Businesses are always looking for ways to improve cash flow. And in a crisis, middle market businesses are hyper-focused on it. After all, cash is king, right? We hear you loud and clear. Here are a few areas of improvement you might consider.

Operations

Speed up the Cash Conversion Cycle: Establish favorable collection terms with customers; require or increase down payments to begin work; offer alternative (easier) payment methods like ACH or Credit Card; seek longer payment terms with vendors.

Creative Revenue Offerings: Consider adjusting pricing strategies around volume versus value; investigate if customers find value in extended warranties and would be willing to pay extra; redirect adjacent or complementary products to your existing customer base.

Reduce or Cut Unproductive Spending: Consider cutting expenses that do not have a clear return on investment (under-performing marketing/sales strategies or high level branding initiatives); ask for rent or lease abatement for underutilized office or retail space.

Reduce Manufacturing Time: Improve manufacturing times by reorganizing the layout of your facility; alter manufacturing processes to maximize throughput; hold less inventory or purchase only when it’s needed (just-in-time).

Investing

Reassess Capital Expenditures: Reconsider the cash flow potential for future capital spending; renegotiate contracts or payment terms on equipment purchases.

Assess Under-Preforming Segments: Investigate business segments that are lagging; assess non-core offerings for divestiture; narrow the business’s focus to improving only a few segments/products where success is probable.

Enhance Vertical Channels: Explore joint ventures with partners that enhance the supply chain; alternative, consider partnering with additional distribution channels and methods to expand towards adjacent markets.

Financing

Refinance or Restructure Obligations: Renegotiate debt terms on credit lines, term loans and other debt instruments; extend amortization periods and/or lower interest rates.

Equity Purchases: Encourage outstanding options to be exercised; seek equity purchase by executives or existing owner.
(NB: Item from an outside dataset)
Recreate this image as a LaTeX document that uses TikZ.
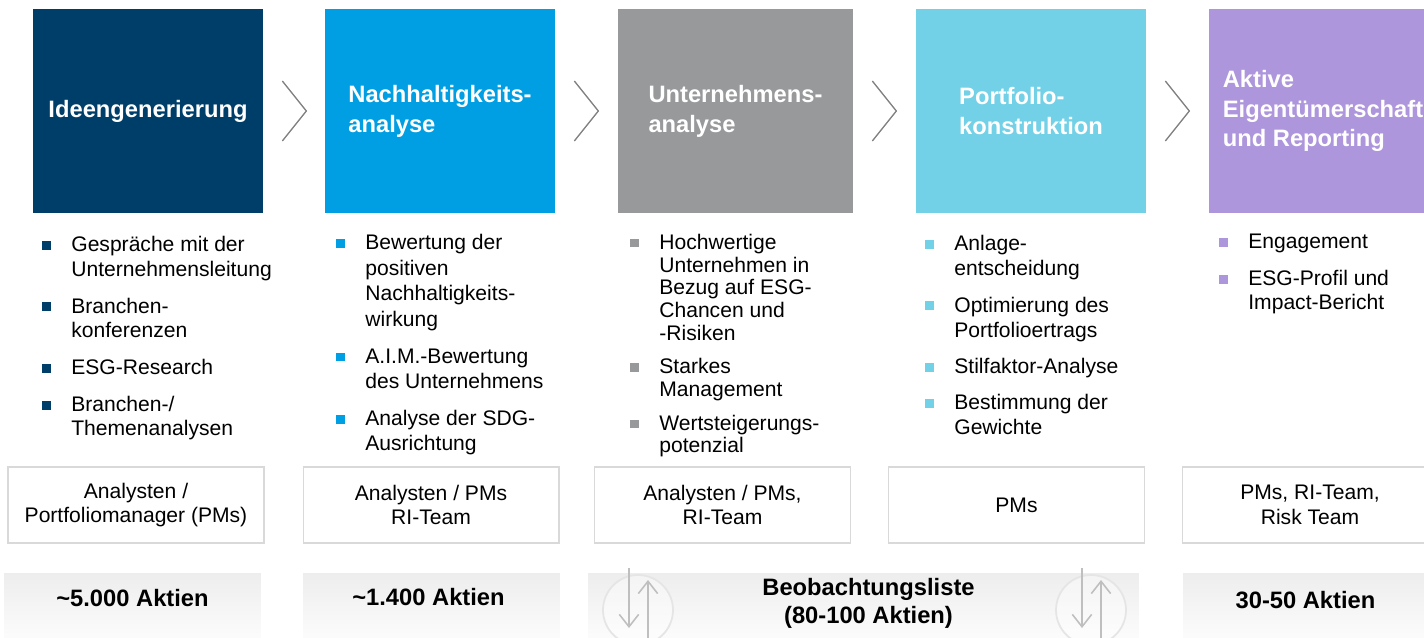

Raising Capital: There are many equity and debt investors looking to place capital regardless of the current global economic conditions; however, raising capital is generally easier to accomplish prior to the financial outlook becoming fully distressed. If you are thinking about raising capital (or divesting your business), the time may be now.

Final Note

These are uncertain times and businesses demand its leaders to identify creative solutions. Maximize your company’s ability to generate more cash flow now and once this crisis passes, as they always do, your business will be in the best position to thrive.